WARSAW (Reuters) - Poland's deputy prime minister accused the central bank on Thursday of stabbing the economy in the back with its interest rate hike a day earlier, calling the move a "dramatic mistake" that it hoped the bank would correct in future.
The central bank, whose independence is guaranteed under the constitution, surprised many in the market by hiking rates on Wednesday and saying it may do so again as it battles to bring down high inflation, despite signs of an economic slowdown.
The move drew a harsh rebuke from Deputy Prime Minister Waldemar Pawlak.
"Unfortunately the council stabbed our development processes in the back by totally unnecessarily and totally over-zealously raising interest rates," Pawlak told the state news agency PAP.
Poland's relatively loose monetary policy helped it log economic growth throughout the financial crisis and euro zone debt problems, allowing the government to reap higher budget revenues and tackle its deficit.
But it has also left inflation above the central bank's 2.5 percent target since late 2007, with little prospect of a fall given rising global food and energy prices.
"Another wave of the crisis is possible, and raising rates in this situation is a dramatic mistake. I hope that it will be possible to correct this decision if inflation begins to fall in the next couple of months," Pawlak also said.
Pawlak, who heads the junior coalition partner Peasants Party and also serves as the economy minister, has often commented on monetary policy in the past, but not in such harsh terms.
He was not alone in his criticism.
Finance Minister Jacek Rostowski, who in the past has generally avoided commenting on central bank policy, queried whether the bank had made the right decision.

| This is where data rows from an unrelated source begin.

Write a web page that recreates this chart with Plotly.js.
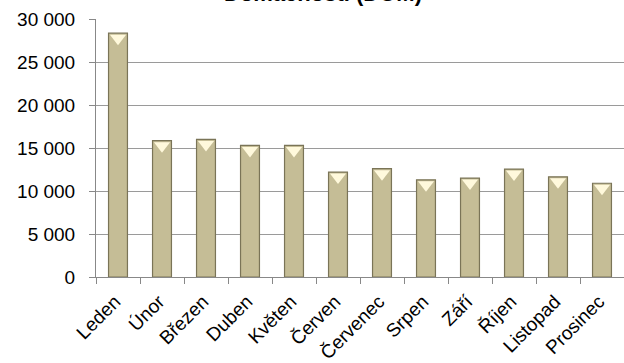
<!DOCTYPE html>
<html>
<head>
<meta charset="utf-8">
<script src="https://cdn.plot.ly/plotly-3.0.1.min.js"></script>
<style>html,body{margin:0;padding:0;background:#fff;}#chart{width:624px;height:363px;}</style>
</head>
<body>
<div id="chart"></div>
<script>
const months = ['Leden','Únor','Březen','Duben','Květen','Červen','Červenec','Srpen','Září','Říjen','Listopad','Prosinec'];
const values = [28350, 15850, 16000, 15300, 15300, 12200, 12600, 11300, 11500, 12550, 11650, 10900];
const yTicks = [0, 5000, 10000, 15000, 20000, 25000, 30000];
const chartTitle = 'Domácnosti (DOM)';

const H = 363, mt = 19, mb = 86;
const plotH = H - mt - mb;
const yMax = 30000;
const unitsPerPx = yMax / plotH;
const triSize = 14;
const triOffset = (triSize / 4 + 1.5) * unitsPerPx;

const font = 'Liberation Sans, Arial, sans-serif';

const bars = {
  type: 'bar',
  x: months,
  y: values,
  marker: {color: '#C5BD96', line: {color: '#7A7457', width: 1.2}},
  hoverinfo: 'x+y'
};
const highlights = {
  type: 'scatter',
  mode: 'markers',
  x: months,
  y: values.map(v => v - triOffset),
  marker: {symbol: 'triangle-down', size: triSize, color: '#FFF9DC', line: {width: 0}},
  hoverinfo: 'skip'
};

const layout = {
  width: 624, height: 363,
  margin: {l: 96, r: 0, t: mt, b: mb},
  paper_bgcolor: '#fff', plot_bgcolor: '#fff',
  showlegend: false,
  bargap: 0.57,
  separators: ', ',
  font: {family: font, color: '#000', size: 18},
  annotations: [{
    text: '<b>' + chartTitle + '</b>',
    font: {family: font, size: 22, color: '#000'},
    xref: 'paper', yref: 'paper',
    x: (323 - 96) / 528, y: 1,
    xanchor: 'center', yanchor: 'bottom',
    yshift: 11,
    showarrow: false
  }],
  xaxis: {
    type: 'category',
    range: [-0.5, months.length - 0.5],
    tickangle: -45,
    tickson: 'boundaries',
    ticks: 'outside', ticklen: 6, tickcolor: '#888',
    showline: true, linecolor: '#888', linewidth: 1,
    showgrid: false,
    ticklabelstandoff: 5,
    ticklabelshift: -3,
    tickfont: {family: font, size: 19, color: '#000'}
  },
  yaxis: {
    range: [0, yMax],
    tickvals: yTicks,
    tickformat: ',d',
    ticks: 'outside', ticklen: 6, tickcolor: '#888',
    showline: true, linecolor: '#888', linewidth: 1,
    showgrid: true, gridcolor: '#9A9A9A', gridwidth: 1,
    zeroline: false,
    ticklabelstandoff: 10,
    tickfont: {family: font, size: 19, color: '#000'}
  }
};

Plotly.newPlot('chart', [bars, highlights], layout, {displayModeBar: false, staticPlot: true});
</script>
</body>
</html>
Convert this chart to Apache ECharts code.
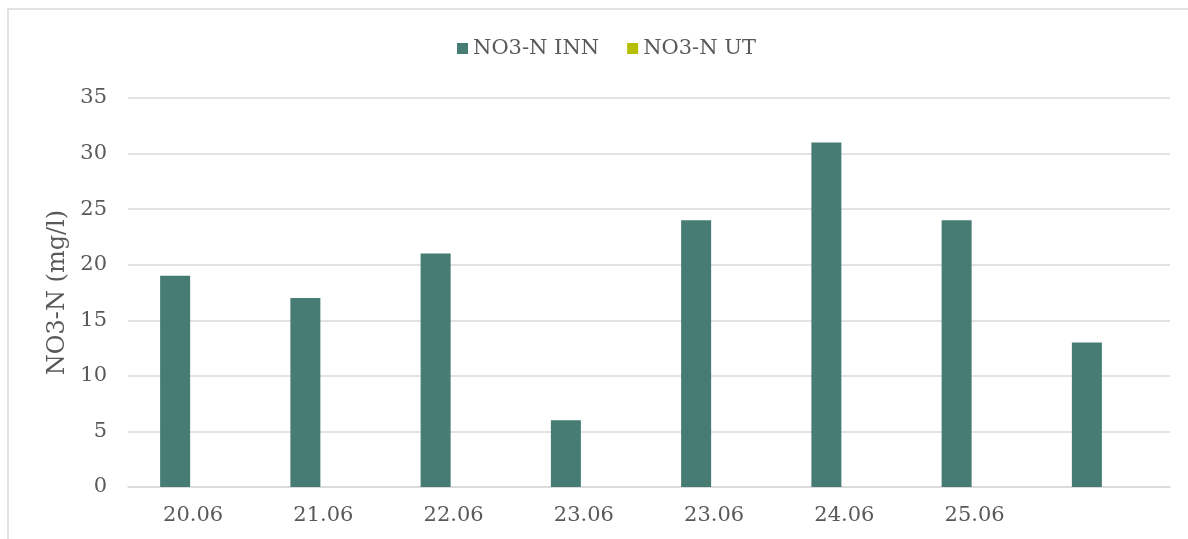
<!DOCTYPE html>
<html>
<head>
<meta charset="utf-8">
<script src="https://cdn.jsdelivr.net/npm/echarts@6/dist/echarts.min.js"></script>
<style>
  html, body { margin: 0; padding: 0; background: #ffffff; }
  #chart { width: 1188px; height: 539px; }
</style>
</head>
<body>
<div id="chart"></div>
<script>
// Sampling dates (the last sample has no date label)
const categories = ['20.06', '21.06', '22.06', '23.06', '23.06', '24.06', '25.06', ''];
// Nitrate nitrogen, inflow and outflow (mg/l)
const no3nInn = [19, 17, 21, 6, 24, 31, 24, 13];
const no3nUt = [null, null, null, null, null, null, null, null];
const seriesNames = ['NO3-N INN', 'NO3-N UT'];
const yAxisName = 'NO3-N (mg/l)';

const textColor = '#595959';
const lineColor = '#d9d9d9';
const font = '"DejaVu Serif", "Liberation Serif", serif';

const chart = echarts.init(document.getElementById('chart'));
chart.setOption({
  animation: false,
  backgroundColor: '#ffffff',
  textStyle: { fontFamily: font, color: textColor },
  graphic: [{
    type: 'rect',
    shape: { x: 8, y: 9, width: 1300, height: 700 },
    style: { fill: 'none', stroke: lineColor, lineWidth: 1.5 },
    silent: true
  }],
  legend: {
    left: 452,
    top: 33,
    itemWidth: 11,
    itemHeight: 11,
    itemGap: 28,
    icon: 'rect',
    textStyle: { fontFamily: font, color: textColor, fontSize: 21 },
    data: seriesNames
  },
  grid: { left: 128, right: 18, top: 98, bottom: 52 },
  xAxis: {
    type: 'category',
    data: categories,
    axisLine: { lineStyle: { color: lineColor, width: 1.5 } },
    axisTick: { show: false },
    axisLabel: { color: textColor, fontFamily: font, fontSize: 21, margin: 18 }
  },
  yAxis: {
    type: 'value',
    min: 0,
    max: 35,
    interval: 5,
    name: yAxisName,
    nameLocation: 'middle',
    nameGap: 58,
    nameTextStyle: { color: textColor, fontFamily: font, fontSize: 24 },
    axisLine: { show: false },
    axisTick: { show: false },
    axisLabel: { color: textColor, fontFamily: font, fontSize: 21, margin: 21 },
    splitLine: { lineStyle: { color: lineColor, width: 1.5 } }
  },
  series: [
    {
      name: seriesNames[0],
      type: 'bar',
      data: no3nInn,
      barWidth: 30,
      barGap: '20%',
      itemStyle: { color: '#467c74' }
    },
    {
      name: seriesNames[1],
      type: 'bar',
      data: no3nUt,
      barWidth: 30,
      barGap: '20%',
      itemStyle: { color: '#b5be00' }
    }
  ]
});
</script>
</body>
</html>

"The constitution guarantees the full independence of the Monetary Policy Council - but it does not guarantee its infallibility," Rostowski told reporters in the parliament.

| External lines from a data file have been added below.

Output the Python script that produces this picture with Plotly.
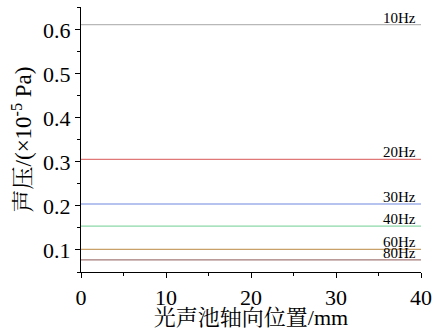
import plotly.graph_objects as go

labels = ["10Hz", "20Hz", "30Hz", "40Hz", "60Hz", "80Hz"]
values = [0.612, 0.306, 0.2045, 0.154, 0.1015, 0.0775]
colors = ["#b8b8b8", "#e07878", "#6f87e0", "#8cd8a8", "#c8a068", "#a47a78"]
x_pos = [0, 40]

fig = go.Figure()
for lab, v, c in zip(labels, values, colors):
    fig.add_trace(go.Scatter(x=x_pos, y=[v, v], mode="lines",
                             line=dict(color=c, width=1.2), showlegend=False, hoverinfo="skip"))
    fig.add_annotation(x=39.6, y=v, text=lab, showarrow=False, xanchor="right", yanchor="bottom",
                       yshift=-3, font=dict(family="Liberation Serif", size=15, color="black"))

cjk = "Times New Roman, Noto Serif CJK SC, Noto Sans CJK SC, serif"
fig.update_layout(
    template="none",
    width=436, height=330, margin=dict(l=81, r=15, t=7, b=58),
    paper_bgcolor="white", plot_bgcolor="white",
    font=dict(family="Times New Roman, serif", color="black"),
    xaxis=dict(range=[0, 40], tickvals=[0, 10, 20, 30, 40], showline=True, linecolor="black",
               linewidth=1.2, ticks="outside", ticklen=5, tickwidth=1, tickcolor="black",
               minor=dict(ticks="outside", ticklen=3, dtick=5, tickcolor="black"),
               showgrid=False, zeroline=False, tickfont=dict(size=22, family="Times New Roman", color="black"),
               title=dict(text="光声池轴向位置/mm", font=dict(size=22, family=cjk, color="black"), standoff=3)),
    yaxis=dict(range=[0.05, 0.652], tickvals=[0.1, 0.2, 0.3, 0.4, 0.5, 0.6], showline=True,
               linecolor="black", linewidth=1.2, ticks="outside", ticklen=5, tickwidth=1,
               tickcolor="black", minor=dict(ticks="outside", ticklen=3, dtick=0.05, tick0=0.05, tickcolor="black"),
               showgrid=False, zeroline=False, tickfont=dict(size=22, family="Times New Roman", color="black"),
               title=dict(text="声压/(×10<sup>-5</sup> Pa)", font=dict(size=23, family=cjk, color="black"), standoff=4)),
)
fig.write_html("out.html")
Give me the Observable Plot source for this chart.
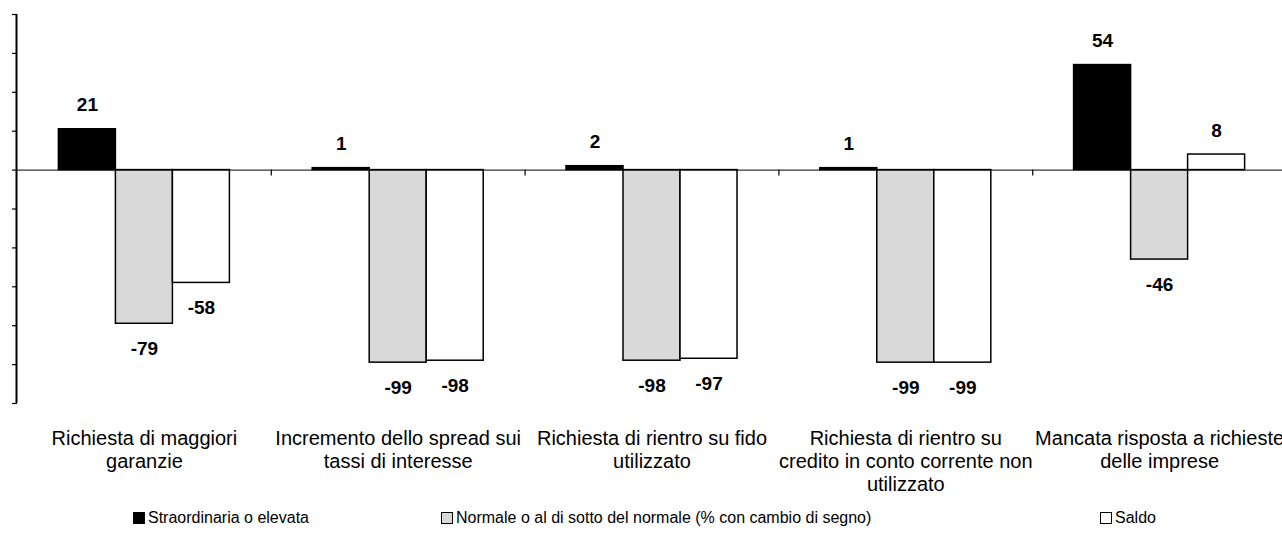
<!DOCTYPE html>
<html>
<head>
<meta charset="utf-8">
<script src="https://cdn.jsdelivr.net/npm/d3@7"></script>
<script src="https://cdn.jsdelivr.net/npm/@observablehq/plot@0.6"></script>
<style>
  html, body { margin: 0; padding: 0; background: #fff; overflow: hidden; }
  #wrap { position: relative; width: 1282px; height: 557px; font-family: "Liberation Sans", Arial, sans-serif; }
  #chart svg { display: block; }
  .leg { position: absolute; top: 509px; font-size: 16px; color: #000; display: flex; align-items: center; white-space: nowrap; }
  .sw { width: 10px; height: 10px; border: 1px solid #000; margin-right: 3px; box-sizing: content-box; }
</style>
</head>
<body>
<div id="wrap">
  <div id="chart"></div>
  <div id="legend"></div>
</div>
<script>
// ---- data ----
const series = [
  "Straordinaria o elevata",
  "Normale o al di sotto del normale (% con cambio di segno)",
  "Saldo"
];
const categories = [
  "Richiesta di maggiori garanzie",
  "Incremento dello spread sui tassi di interesse",
  "Richiesta di rientro su fido utilizzato",
  "Richiesta di rientro su credito in conto corrente non utilizzato",
  "Mancata risposta a richieste delle imprese"
];
const categoryLabels = [
  "Richiesta di maggiori\ngaranzie",
  "Incremento dello spread sui\ntassi di interesse",
  "Richiesta di rientro su fido\nutilizzato",
  "Richiesta di rientro su\ncredito in conto corrente non\nutilizzato",
  "Mancata risposta a richieste\ndelle imprese"
];
const elevata = [21, 1, 2, 1, 54];
const normale = [-79, -99, -98, -99, -46];
const saldo = [-58, -98, -97, -99, 8];
const yTicks = [-120, -100, -80, -60, -40, -20, 0, 20, 40, 60, 80];
const seriesColors = ["#000000", "#d9d9d9", "#ffffff"];

// ---- table ----
const valuesBySeries = [elevata, normale, saldo];
const data = [];
categories.forEach((c, i) => {
  series.forEach((s, j) => data.push({cat: c, s, v: valuesBySeries[j][i]}));
});

// ---- layout ----
const W = 1282, H = 500, ML = 17, MR = -4, MT = 14, MB = 97;
const PO = 0.726;
const fw = (W - ML - MR) / categories.length;
const step = fw / (series.length + 2 * PO);
const edgeDx = -(PO + 0.5) * step;

const chart = Plot.plot({
  width: W,
  height: H,
  marginLeft: ML,
  marginRight: MR,
  marginTop: MT,
  marginBottom: MB,
  style: {fontFamily: "'Liberation Sans', Arial, sans-serif", background: "#fff", overflow: "hidden"},
  fx: {domain: categories, padding: 0, label: null, axis: null, round: false},
  x: {domain: series, paddingInner: 0, paddingOuter: PO, axis: null, round: false},
  y: {domain: [yTicks[0], yTicks[yTicks.length - 1]], axis: null},
  color: {domain: series, range: seriesColors},
  marks: [
    Plot.barY(data, {fx: "cat", x: "s", y: "v", fill: "s", stroke: "#000", strokeWidth: 1.5}),
    Plot.ruleY([0], {stroke: "#000", strokeWidth: 1}),
    // y axis line on the first facet
    Plot.ruleX([{cat: categories[0], s: series[0]}], {fx: "cat", x: "s", dx: edgeDx - 1, y1: yTicks[0], y2: yTicks[yTicks.length - 1], stroke: "#000", strokeWidth: 2}),
    Plot.axisY({ticks: yTicks, tickSize: 5, tickFormat: () => "", label: null, stroke: "#000", strokeWidth: 1.2}),
    // category separator ticks
    Plot.ruleX(categories.slice(1).map(c => ({cat: c, s: series[0]})), {fx: "cat", x: "s", dx: edgeDx, y1: 0, y2: -3, stroke: "#000", strokeWidth: 1.2}),
    // value labels
    Plot.text(data.filter(d => d.v >= 0), {fx: "cat", x: "s", y: "v", text: d => String(d.v), dy: -24, fontSize: 19, fontWeight: "bold", fill: "#000"}),
    Plot.text(data.filter(d => d.v < 0), {fx: "cat", x: "s", y: "v", text: d => String(d.v), dy: 25, fontSize: 19, fontWeight: "bold", fill: "#000"}),
    Plot.axisFx({anchor: "bottom", tickSize: 0, tickPadding: 25, label: null, fontSize: 20, lineHeight: 1.15, tickFormat: d => categoryLabels[categories.indexOf(d)]})
  ]
});
document.getElementById("chart").appendChild(chart);

// ---- legend ----
const legendLeft = [133, 441, 1100];
const legend = document.getElementById("legend");
series.forEach((s, j) => {
  const item = document.createElement("div");
  item.className = "leg";
  item.style.left = legendLeft[j] + "px";
  const sw = document.createElement("span");
  sw.className = "sw";
  sw.style.background = seriesColors[j];
  const t = document.createElement("span");
  t.textContent = s;
  item.appendChild(sw);
  item.appendChild(t);
  legend.appendChild(item);
});
</script>
</body>
</html>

"I hope that the Council's decision will not prove wrong in a couple of months."
The government and central bank had cooperated last year to support the zloty and prevent the country's large foreign debt burden from triggering automatic budget-tightening measures.
But Rostowski upset the bank in January by calling on it to be ready to intervene in the bond market in the event of panic selling. He then said the dogma of an independent central bank was out of whack with its original purpose as a state lender.

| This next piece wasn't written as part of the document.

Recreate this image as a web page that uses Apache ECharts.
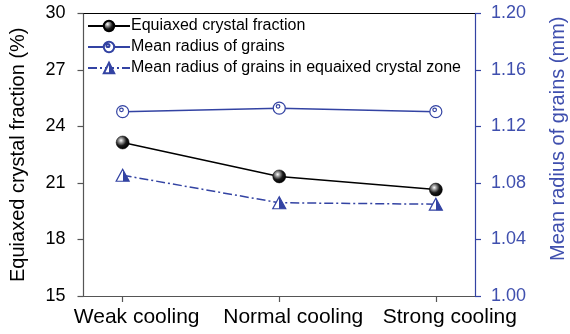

Analysts appeared unfazed by Thursday's government reaction to the rate hike.
"Rostowski's comments were diplomatic, while Pawlak's were brutal and populist. I believe investors know the Peasants' Party tries to be very socially sensitive, which sometimes is connected with an excessive amount of populism," said Rafal Benecki, chief economist at ING Bank in Warsaw.
"This will not have an impact on government policy," he added.
Benecki also said the government was not about to embark on moves like those seen in Hungary, where the government is at loggerheads with its international lenders over moves seen as trampling on the central bank's independence.
"Poland still has high borrowing needs and the government will avoid any moves similar to the ones in Hungary, not to raise the costs of servicing the state debt unnecessarily," Benecki said.